I then moved the background image and examined the final frame, the delay in displaying it correctly was more significant than in the first example.


This last animation Walker-3 is significantly more complex and thus the delays when I modified the background was significantly longer. This animation has 6 layers, the front arm and leg and the back arm and leg are on separate layers. You could on this example visibly see the background changes rippling through the frames in Editor mode.

Loading an Animated GIF or many PNG files into a layer

The same sort of effect can be seen when loading frames from an Animated GIF file into a layer or a large number of PNG files, the same type of lags occur. In this situation it is more obvious what is happening because the animator is in control of the timing and there is on screen prompts.

Loading a Layer or Layers into a project

This also causes a significant render burden. On at least 1 occasion, me not allowing enough time for the rendering, caused my computer to crash.

My thoughts on the way forward for Pencil2D

The basic problem with the way that the Render process is currently done within Pencil2D is that it is currently a hidden process which runs in the background whilst the animator is editing their animation projects.

This can under certain circumstances, when the Render is not under the control of the animator, it can catch them on the unawares. For an animator like myself, where I am aware of these processes are happening, when the editor ‘Freezes’ I know the computer is Rendering. But a less experienced animator, might panic!

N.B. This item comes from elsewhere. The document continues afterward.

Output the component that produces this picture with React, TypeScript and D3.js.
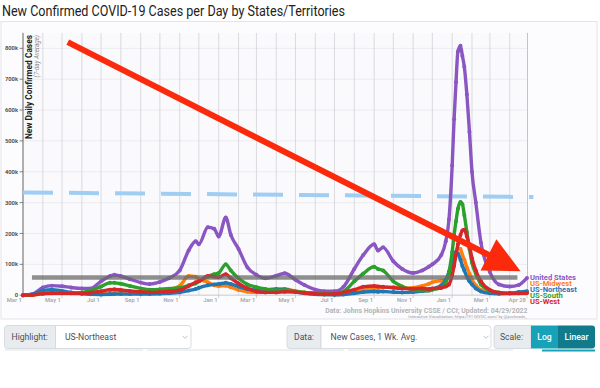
import React from 'react';
import { scaleLinear, scaleTime, timeParse, timeFormat, timeMonth, line, curveMonotoneX } from 'd3';

// sample dates (denser around the Omicron peak)
const dates = [
    '2020-03-01', '2020-03-15', '2020-04-01', '2020-04-15', '2020-05-01', '2020-05-15', '2020-06-01', '2020-06-15',
    '2020-07-01', '2020-07-15', '2020-07-22', '2020-08-01', '2020-08-15', '2020-09-01', '2020-09-15', '2020-10-01',
    '2020-10-15', '2020-11-01', '2020-11-15', '2020-11-26', '2020-12-01', '2020-12-15', '2020-12-25',
    '2021-01-01', '2021-01-12', '2021-01-20', '2021-02-01', '2021-02-15', '2021-03-01', '2021-03-15', '2021-04-01',
    '2021-04-14', '2021-05-01', '2021-05-15', '2021-06-01', '2021-06-15', '2021-07-01', '2021-07-15', '2021-08-01',
    '2021-08-15', '2021-09-01', '2021-09-07', '2021-09-15', '2021-10-01', '2021-10-15', '2021-11-01', '2021-11-15',
    '2021-11-26', '2021-12-01', '2021-12-15', '2021-12-22', '2021-12-27',
    '2022-01-01', '2022-01-04', '2022-01-07', '2022-01-10', '2022-01-14', '2022-01-17', '2022-01-20', '2022-01-24',
    '2022-01-28', '2022-02-01', '2022-02-07', '2022-02-15', '2022-03-01', '2022-03-15', '2022-04-01', '2022-04-15',
    '2022-04-28'
];

// new cases, 7-day average, in thousands
const unitedStates = [
    0, 3, 25, 31, 29, 25, 22, 22, 45, 62, 66, 62, 52, 41, 36, 43,
    55, 80, 145, 175, 165, 220, 215,
    190, 252, 195, 150, 90, 66, 55, 63,
    71, 50, 33, 18, 13, 13, 27, 85,
    130, 165, 145, 155, 110, 85, 72, 80,
    93, 100, 130, 175, 245,
    420, 570, 690, 790, 808, 775, 740, 650,
    530, 400, 300, 170, 75, 35, 28, 33,
    56
];
const usMidwest = [
    0, 0.5, 5, 7, 7, 6, 5, 4, 5, 7, 8, 9, 9, 10, 10, 13,
    18, 30, 62, 60, 52, 42, 32,
    30, 31, 26, 17, 11, 9, 11, 17,
    20, 13, 9, 4, 2.5, 2, 4, 10,
    16, 22, 22, 26, 26, 23, 24, 30,
    37, 42, 47, 50, 65,
    95, 120, 140, 152, 150, 130, 115, 90,
    70, 50, 32, 17, 8, 5, 5, 6,
    9
];
const usNortheast = [
    0, 2, 15, 18, 14, 9, 5, 3, 2.5, 3, 3.5, 3.5, 3.5, 3.5, 4, 5,
    6, 9, 15, 20, 24, 32, 35,
    36, 40, 36, 28, 20, 17, 18, 20,
    19, 11, 6, 3, 2, 1.5, 2.5, 6,
    10, 12, 11, 12, 10, 9, 10, 13,
    16, 20, 32, 50, 75,
    105, 125, 140, 135, 115, 95, 80, 60,
    45, 35, 22, 12, 6, 5, 7, 10,
    13
];
const usSouth = [
    0, 1, 6, 8, 7, 7, 9, 15, 28, 40, 40, 37, 30, 22, 18, 19,
    21, 24, 32, 38, 45, 60, 68,
    72, 100, 80, 55, 35, 26, 20, 16,
    17, 12, 9, 7, 5, 5.5, 12, 45,
    70, 92, 85, 80, 45, 28, 17, 15,
    15, 18, 24, 40, 75,
    140, 195, 240, 280, 302, 295, 260, 205,
    150, 105, 70, 35, 15, 9, 6, 6,
    8
];
const usWest = [
    0, 1, 5, 6, 6, 6, 6, 8, 13, 18, 19, 17, 14, 11, 9, 10,
    12, 16, 30, 42, 45, 62, 60,
    58, 68, 55, 38, 22, 12, 9, 9,
    11, 10, 7, 4.5, 3.5, 4, 9, 18,
    27, 30, 28, 27, 24, 22, 21, 22,
    20, 22, 24, 28, 35,
    65, 95, 130, 165, 195, 210, 212, 190,
    160, 120, 80, 45, 17, 8, 6, 6,
    7
];

const seriesNames = ['United States', 'US-Midwest', 'US-Northeast', 'US-South', 'US-West'];
const seriesValues = [unitedStates, usMidwest, usNortheast, usSouth, usWest];
const seriesColors = ['#8a56c2', '#ff7f0e', '#1f77b4', '#2ca02c', '#d62728'];

const yTicks = [0, 100, 200, 300, 400, 500, 600, 700, 800];

// hand-drawn annotations on top of the screenshot, in data space
const dashedLevel = [['2020-03-01', 333], ['2022-05-08', 318]];
const grayLevel = [['2020-03-15', 57], ['2022-04-13', 57]];
const arrowPoints = [['2020-05-10', 820], ['2022-04-18', 78]];

const parse = timeParse('%Y-%m-%d');
const fmt = timeFormat('%b %-d');

const W = 600, H = 388;

const x = scaleTime()
    .domain([parse('2020-03-01'), parse('2022-04-28')])
    .range([23, 527]);

const y = scaleLinear()
    .domain([0, 850])
    .range([295.2, 32.9]);

const plotTop = y(850);
const plotBottom = y(0);

const Chevron = ({ cx, cy }) => (
    <path d={`M${cx - 2.5},${cy - 1.2} L${cx},${cy + 1.3} L${cx + 2.5},${cy - 1.2}`} fill="none" stroke="#a0a4a8" strokeWidth={0.7} />
);

const Controls = () => {
    const top = 325.5, h = 23, mid = top + h / 2 + 3;
    return (
        <g fontFamily="Roboto, sans-serif" fontSize={8.6}>
            <path d={`M7.5,${top} H55.5 V${top + h} H7.5 a3,3 0 0 1 -3,-3 V${top + 3} a3,3 0 0 1 3,-3 Z`} fill="#e9ecef" stroke="#ced4da" strokeWidth={0.8} />
            <text x={11.5} y={mid} fill="#495057">Highlight:</text>
            <path d={`M55.5,${top} H188 a3,3 0 0 1 3,3 V${top + h - 3} a3,3 0 0 1 -3,3 H55.5 Z`} fill="#fff" stroke="#ced4da" strokeWidth={0.8} />
            <text x={65} y={mid} fill="#495057">US-Northeast</text>
            <Chevron cx={185} cy={top + h / 2} />

            <path d={`M290,${top} H321 V${top + h} H290 a3,3 0 0 1 -3,-3 V${top + 3} a3,3 0 0 1 3,-3 Z`} fill="#e9ecef" stroke="#ced4da" strokeWidth={0.8} />
            <text x={294} y={mid} fill="#495057">Data:</text>
            <path d={`M321,${top} H488 a3,3 0 0 1 3,3 V${top + h - 3} a3,3 0 0 1 -3,3 H321 Z`} fill="#fff" stroke="#ced4da" strokeWidth={0.8} />
            <text x={330.5} y={mid} fill="#495057">New Cases, 1 Wk. Avg.</text>
            <Chevron cx={486} cy={top + h / 2} />

            <path d={`M497,${top} H531 V${top + h} H497 a3,3 0 0 1 -3,-3 V${top + 3} a3,3 0 0 1 3,-3 Z`} fill="#e9ecef" stroke="#ced4da" strokeWidth={0.8} />
            <text x={500} y={mid} fill="#495057">Scale:</text>
            <rect x={531} y={top} width={27} height={h} fill="#17a2b8" />
            <text x={544.5} y={mid} fill="#fff" textAnchor="middle" fontWeight={500}>Log</text>
            <path d={`M558,${top} H592 a3,3 0 0 1 3,3 V${top + h - 3} a3,3 0 0 1 -3,3 H558 Z`} fill="#117a8b" />
            <text x={576.5} y={mid} fill="#fff" textAnchor="middle" fontWeight={500}>Linear</text>

            {/* next row, cut off */}
            {[[4.5, 143], [147, 344], [348, 513]].map(([a, b]) => (
                <line key={a} x1={a} x2={b} y1={350} y2={350} stroke="#dfe2e6" strokeWidth={1} />
            ))}
            <rect x={542} y={349.5} width={53} height={2} fill="#17a2b8" />
        </g>
    );
};

const App = () => {
    const months = timeMonth.range(parse('2020-03-01'), parse('2022-04-29'));
    const xLabels = timeMonth.every(2).range(parse('2020-03-01'), parse('2022-04-28'));
    const endDate = parse('2022-04-28');

    const pathFor = line()
        .x(d => x(d[0]))
        .y(d => y(d[1]))
        .curve(curveMonotoneX);

    const straight = line()
        .x(d => x(parse(d[0])))
        .y(d => y(d[1]));

    // arrow in pixel space
    const ax0 = x(parse(arrowPoints[0][0])), ay0 = y(arrowPoints[0][1]);
    const ax1 = x(parse(arrowPoints[1][0])), ay1 = y(arrowPoints[1][1]);
    const len = Math.hypot(ax1 - ax0, ay1 - ay0);
    const ux = (ax1 - ax0) / len, uy = (ay1 - ay0) / len;
    const headLen = 36, headHalf = 17.5;
    const bx = ax1 - ux * headLen, by = ay1 - uy * headLen;

    return (
        <svg width={W} height={H} style={{ position: 'absolute', left: 0, top: 0, background: '#fff' }}>
            <text x={2} y={15.5} fontFamily="Roboto, sans-serif" fontSize={15} fill="#222" textLength={343} lengthAdjust="spacingAndGlyphs">
                New Confirmed COVID-19 Cases per Day by States/Territories
            </text>

            <rect x={1} y={21.5} width={596} height={297.5} fill="#fcfcfe" stroke="#e4e4ea" strokeWidth={1} />
            <rect x={23} y={plotTop} width={504} height={plotBottom - plotTop} fill="#fafafd" />

            {/* grid */}
            {yTicks.map(t => (
                <line key={t} x1={23} x2={527} y1={y(t)} y2={y(t)} stroke="#ebebf1" strokeWidth={1} />
            ))}
            {months.map(m => (
                <line key={+m} x1={x(m)} x2={x(m)} y1={plotTop} y2={plotBottom} stroke="#d6d6dc" strokeWidth={0.9} />
            ))}
            <line x1={527.5} x2={527.5} y1={plotTop} y2={plotBottom} stroke="#c4c4c8" strokeWidth={1} />

            {/* y axis */}
            <line x1={23} x2={23} y1={plotTop} y2={plotBottom} stroke="#555" strokeWidth={0.8} />
            {yTicks.map(t => (
                <g key={t} transform={`translate(0, ${y(t)})`}>
                    <line x1={19.5} x2={23} stroke="#555" strokeWidth={0.7} />
                    <text x={18} dy="0.35em" textAnchor="end" fontFamily="Roboto, sans-serif" fontSize={5.8} fontWeight={600} fill="#444">
                        {t === 0 ? '0' : `${t}k`}
                    </text>
                </g>
            ))}

            {/* x axis */}
            <line x1={23} x2={527} y1={plotBottom} y2={plotBottom} stroke="#c8c8cc" strokeWidth={0.8} />
            {[...xLabels, endDate].map(d => (
                <g key={+d} transform={`translate(${x(d)}, ${plotBottom})`}>
                    <line y1={0} y2={3} stroke="#bbb" strokeWidth={0.7} />
                    <text x={-1.2} y={6.6} textAnchor="end" fontFamily="Roboto, sans-serif" fontSize={5.8} fontWeight={600} fill="#a8a8a8">
                        {+d === +endDate ? 'Apr 28' : fmt(d)}
                    </text>
                </g>
            ))}

            {/* y title */}
            <text transform="translate(31.8, 35) rotate(-90)" textAnchor="end" fontFamily="Roboto, sans-serif" fontSize={8.4} fontWeight={700} fill="#222">
                New Daily Confirmed Cases
            </text>
            <text transform="translate(38.8, 35) rotate(-90)" textAnchor="end" fontFamily="Roboto, sans-serif" fontSize={6.3} fontStyle="italic" fill="#8a8a8a">
                (7-day Average)
            </text>

            {/* dashed light-blue annotation */}
            <path d={straight(dashedLevel)} stroke="#9fcdf3" strokeWidth={4} strokeDasharray="30 16" fill="none" />

            {/* series */}
            {seriesValues.map((vals, i) => {
                const pts = dates.map((d, j) => [parse(d), vals[j]]);
                return (
                    <g key={seriesNames[i]}>
                        <path d={pathFor(pts)} fill="none" stroke={seriesColors[i]} strokeWidth={3.4} strokeLinejoin="round" />
                        {pts.map((p, j) => (
                            <circle key={j} cx={x(p[0])} cy={y(p[1])} r={2} fill={seriesColors[i]} />
                        ))}
                    </g>
                );
            })}

            {/* gray annotation line */}
            <path d={straight(grayLevel)} stroke="#6a6a6a" strokeOpacity={0.75} strokeWidth={4.5} fill="none" />

            {/* red arrow */}
            <line x1={ax0} y1={ay0} x2={bx + ux * 2} y2={by + uy * 2} stroke="#fb2a0c" strokeWidth={6} />
            <path
                d={`M${ax1},${ay1} L${bx - uy * headHalf},${by + ux * headHalf} L${bx + uy * headHalf},${by - ux * headHalf} Z`}
                fill="#fb2a0c"
            />

            {/* legend */}
            {seriesNames.map((n, i) => (
                <text key={n} x={530} y={280.4 + i * 5.9} fontFamily="Roboto, sans-serif" fontSize={7.6} fontWeight={700} fill={seriesColors[i]}>
                    {n}
                </text>
            ))}

            {/* source */}
            <text x={527.5} y={313.2} textAnchor="end" fontFamily="Roboto, sans-serif" fontSize={6.9} fontWeight={700} fill="#b4b4b8">
                Data: Johns Hopkins University CSSE / CCI; Updated: 04/29/2022
            </text>
            <text x={527} y={318.4} textAnchor="end" fontFamily="Roboto, sans-serif" fontSize={4.2} fill="#9a9a9a">
                Interactive Visualization: https://91-DIVOC.com/ by @profwade_
            </text>

            <Controls />
        </svg>
    );
};

export default App;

But if the Render is done when the animator starts it, they know it is going to happen. If it is done using the routines which are used when the animator loads a new project and then the play file is generated by using the Export to GIF or Export to Mp4 file. Then these display on screen messages informing the user of the progress. This approach would also solve the problem of sound synchronisation.

Animations would no longer have unwanted artefacts, which are currently left over from the edit process.

I personally do not use the automatic save facility, because I want to control when saves occur. I also change the filename when I have made significant changes. I do this by adding a – and a number. This means that if the worse happens, I have not lost everything.


One of the ways in which this could be integrated into Pencil2D is this process could be triggered when the animator presses the on screen play button.

When I load in a layer or Layers I always answer the question load in at address 0,0, then I change to the camera layer.

I then save the the file as a .pclx file. If the previous file was pepper-4.pclx I save the new file as pepper-5.pclx.

The render problem has caused me problems if I’ve attempted to edit the file, which I have just loaded the layer or Layers into.

This usually results in a crash!

Pencil2D does not provide any indication of if it is currently rendering.

I then open another Pencil2D window to load the new file into and check it’s integrity.

I then close the old file, in thus case pepper-4.pclx and continue my editing on the new file pepper-5.pxlx.

Is there a way that automatic rendering can be disabled?

Perhaps there could be an option in the setup page to disable automatic rendering.